Actually, our seats are reserved. Took me three years to get them. I've paid stupid money for good seats in the great halls. If we can't get great seats, we don't go.

you could easily move your head about a foot ... it’s hardly relevant with regard to any changes in sound
In my retirement, I'm technical director for a production company. For acoustic music, mostly true. For amplified, not necessarily. Before I became TD, we've moved seats because the phasing of the direct and amplified sound was intolerable.

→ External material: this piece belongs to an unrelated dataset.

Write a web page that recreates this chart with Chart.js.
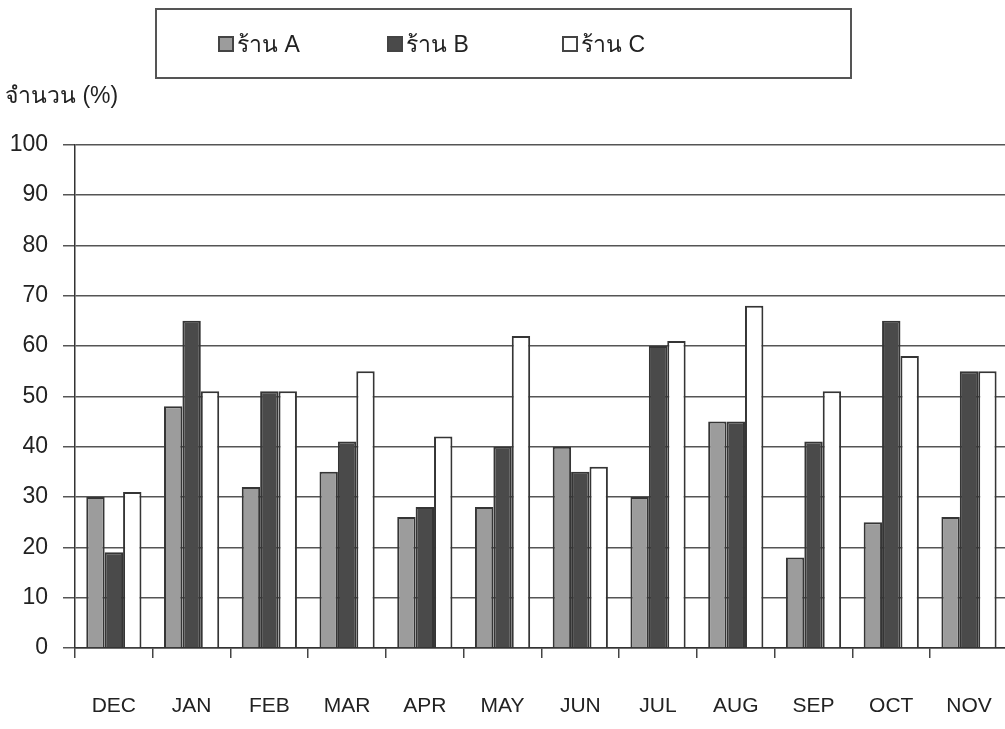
<!DOCTYPE html>
<html>
<head>
<meta charset="utf-8">
<script src="https://cdn.jsdelivr.net/npm/chart.js@4/dist/chart.umd.min.js"></script>
<style>
  html, body { margin: 0; padding: 0; background: #fff; overflow: hidden; }
  #wrap { position: relative; width: 1005px; height: 729px; overflow: hidden; }
  #box { position: absolute; left: 0; top: 0; width: 1028px; height: 729px; }
  #legend {
    position: absolute; left: 155px; top: 8px; width: 693px; height: 67px;
    border: 2px solid #555; box-sizing: content-box;
    font-family: "Liberation Sans", Arial, sans-serif; font-size: 23px; color: #222;
  }
  #legend .item { position: absolute; top: 16px; display: flex; align-items: center; }
  #legend .sw { width: 12px; height: 12px; border: 2px solid #444; margin-right: 3px; }
</style>
</head>
<body>
<div id="wrap">
  <div id="box"><canvas id="myChart" width="1028" height="729"></canvas></div>
  <div id="legend"></div>
</div>
<script>
const meses = ["DEC", "JAN", "FEB", "MAR", "APR", "MAY", "JUN", "JUL", "AUG", "SEP", "OCT", "NOV"];

const tiendaA = [30, 48, 32, 35, 26, 28, 40, 30, 45, 18, 25, 26];
const tiendaB = [19, 65, 51, 41, 28, 40, 35, 60, 45, 41, 65, 55];
const tiendaC = [31, 51, 51, 55, 42, 62, 36, 61, 68, 51, 58, 55];

const nombres = ["ร้าน A", "ร้าน B", "ร้าน C"];
const colores = ["#9c9c9c", "#4a4a4a", "#ffffff"];
const legendX = [61, 230, 405]; // item offsets inside the legend box

const fuente = "Liberation Sans, Arial, sans-serif";

const ctx = document.getElementById("myChart").getContext("2d");
const myChart = new Chart(ctx, {
    type: "bar",
    data: {
        labels: meses,
        datasets: [
            { label: nombres[0], data: tiendaA, backgroundColor: colores[0] },
            { label: nombres[1], data: tiendaB, backgroundColor: colores[1] },
            { label: nombres[2], data: tiendaC, backgroundColor: colores[2] },
        ],
    },
    options: {
        responsive: false,
        animation: false,
        layout: { padding: { top: 83, left: 5, right: 6, bottom: 0 } },
        datasets: {
            bar: {
                borderColor: "#353535",
                borderWidth: 2,
                categoryPercentage: 0.71,
                barPercentage: 1.0,
            },
        },
        plugins: {
            legend: { display: false },
            tooltip: { enabled: false },
            title: {
                display: true,
                text: "จำนวน (%)",
                align: "start",
                color: "#222",
                font: { family: fuente, size: 23, weight: "normal" },
                padding: { top: 0, bottom: 34 },
            },
        },
        scales: {
            x: {
                grid: { drawOnChartArea: false, color: "#444", lineWidth: 1.5, tickLength: 10, offset: true },
                border: { color: "#333", width: 1.5 },
                ticks: { color: "#222", padding: 36, font: { family: fuente, size: 21 } },
                afterFit: (scale) => { scale.height = 81; },
            },
            y: {
                min: 0,
                max: 100,
                ticks: { stepSize: 10, color: "#222", padding: 15, font: { family: fuente, size: 23 } },
                grid: { color: "#555", lineWidth: 1.5, tickLength: 12 },
                border: { color: "#333", width: 1.5 },
                afterFit: (scale) => { scale.width = 70; },
            },
        },
    },
});

// legend box built from the datasets
const leg = document.getElementById("legend");
myChart.data.datasets.forEach((ds, i) => {
    const item = document.createElement("div");
    item.className = "item";
    item.style.left = legendX[i] + "px";
    const sw = document.createElement("span");
    sw.className = "sw";
    sw.style.background = ds.backgroundColor;
    const txt = document.createElement("span");
    txt.textContent = ds.label;
    item.appendChild(sw);
    item.appendChild(txt);
    leg.appendChild(item);
});
</script>
</body>
</html>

you’re projecting the head-in-vise experience from your home set-up
Hardly. I attended and played in live concerts before I had a HiFi. As a retired recording engineer, I spent thousands upon thousands of hours trying to recreate as close a facsimile to a live venue as possible. My HiFi is not head in a vice, but it accurately presents what a recording engineer put down. Most people have never heard a HiFi do that. For 40 years, musicians have been telling me that the music is "Right THERE!!"

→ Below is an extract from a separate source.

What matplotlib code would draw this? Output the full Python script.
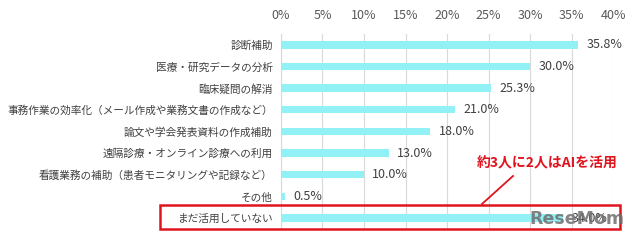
import matplotlib
matplotlib.use("Agg")
import matplotlib.pyplot as plt
from matplotlib.patches import Rectangle
from matplotlib.lines import Line2D

plt.rcParams['font.family'] = ['Noto Sans CJK JP', 'DejaVu Sans']

categories = [
    "診断補助",
    "医療・研究データの分析",
    "臨床疑問の解消",
    "事務作業の効率化（メール作成や業務文書の作成など）",
    "論文や学会発表資料の作成補助",
    "遠隔診療・オンライン診療への利用",
    "看護業務の補助（患者モニタリングや記録など）",
    "その他",
    "まだ活用していない",
]
values = [35.8, 30.0, 25.3, 21.0, 18.0, 13.0, 10.0, 0.5, 34.0]
xticks = [0, 5, 10, 15, 20, 25, 30, 35, 40]
xtick_labels = [f"{t}%" for t in xticks]
annotation = "約3人に2人はAIを活用"

fig = plt.figure(figsize=(6.4, 2.43), dpi=100)
ax = fig.add_axes([0.439, 0.058, 0.519, 0.802])

y = list(range(len(categories)))
ax.barh(y, values, height=0.34, color="#92F1F5", zorder=3)
ax.set_ylim(len(categories) - 0.5, -0.5)
ax.set_xlim(0, 40)
ax.set_xticks(xticks)
ax.set_xticklabels(xtick_labels)
ax.xaxis.tick_top()
ax.tick_params(axis='x', length=0, pad=9, labelsize=9, labelcolor="#595959")
ax.set_yticks(y)
ax.set_yticklabels(categories)
ax.tick_params(axis='y', length=0, pad=6, labelsize=7.7, labelcolor="#404040")
ax.grid(axis='x', color="#D9D9D9", linewidth=0.8, zorder=0)
for s in ["top", "right", "bottom"]:
    ax.spines[s].set_visible(False)
ax.spines["left"].set_color("#D9D9D9")
ax.spines["left"].set_linewidth(0.8)

for yi, v in zip(y, values):
    ax.text(v + 1.0, yi, f"{v:.1f}%", va="center", ha="left",
            fontsize=9, color="#404040", zorder=4)

# red box around last row
fig.patches.append(Rectangle((160 / 640, 1 - 229 / 243), (620 - 160) / 640, (229 - 205) / 243,
                             transform=fig.transFigure, fill=False,
                             edgecolor="#E0141E", linewidth=1.8, zorder=10))
fig.lines.append(Line2D([513 / 640, 482 / 640], [1 - 176 / 243, 1 - 204 / 243],
                        transform=fig.transFigure, color="#E0141E", linewidth=1.3))
fig.text(547 / 640, 1 - 163 / 243, annotation, ha="center", va="center",
         fontsize=10, fontweight="bold", color="#E0141E")

# watermark
fig.text(529 / 640, 1 - 219 / 243, "ReseMom", ha="left", va="center",
         fontsize=12.5, fontweight="bold", color="#6E6E6E", alpha=0.85,
         family=["DejaVu Sans"], zorder=20)

fig.savefig("out.png", dpi=100, facecolor="white")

No domestic set-up I’ve heard has come even fairly close to resembling a live acoustic concert.
Me neither. No one no how ever got the sound through the glass.  However, a well setup system can transport you and make you believe. If Joe Pass is playing a 10 x 5 foot guitar, no one is ever going to even consider him even in the same room.

A surplus in mage specificity, to a certain point, takes away from the holistic experience of music and in turn makes it more about something that’s supposed to impress sonically rather than musically, but that’s also about frequency response and the target curve at play.
There can never be a surplus in image specificity. If one can localize the source, it's a fatal flaw. Frequency response beyond a certain point is irrelevant. Imaging is about PHASE and TIME. Most systems are appalling on those parameters.

Isn’t this the audiophile tendency to miss the forest for the  trees? Just sit down and enjoy the damn music.
Hardly. IMO, more artist are hindered than helped by sound reinforcement. People may not realize why they didn't groove on a favorite artist.

you still get to experience the totality of the event, something your home set-up can’t recreate
One recent visitor, a lifelong classical musician, lover of most music and frequent concert goer, seated next to her hubby & neither with their head in a vice, upon hearing Queen's "Bohemian Rhapsody" queried "Who needs concerts?" 
I think those who cavalierly toss the "high end audio gear" salad around and garnish it with Audiophile dressing like to talk shop to each other but not really seek best solutions. Klipsch Cinema systems have been doing this for a LONG time and generally have at least 104db efficiency and are capable of providing stereo sound in a huge sweet spot. Of course these Klipsch systems don't come with Audiogon bragging rights. All they come with is superb and superior sound quality and high efficiency.
  So, how long did it take you to figure this out besides way to long?
 
Darned right ieales." There can never be a surplus in image specificity. If one can localize the source, it's a fatal flaw. Frequency response beyond a certain point is irrelevant. Imaging is about PHASE and TIME. Most systems are appalling on those parameters. "
  I bet hardly any Audiogon commenters set things up with DSP and bi or tri amping and have no clue.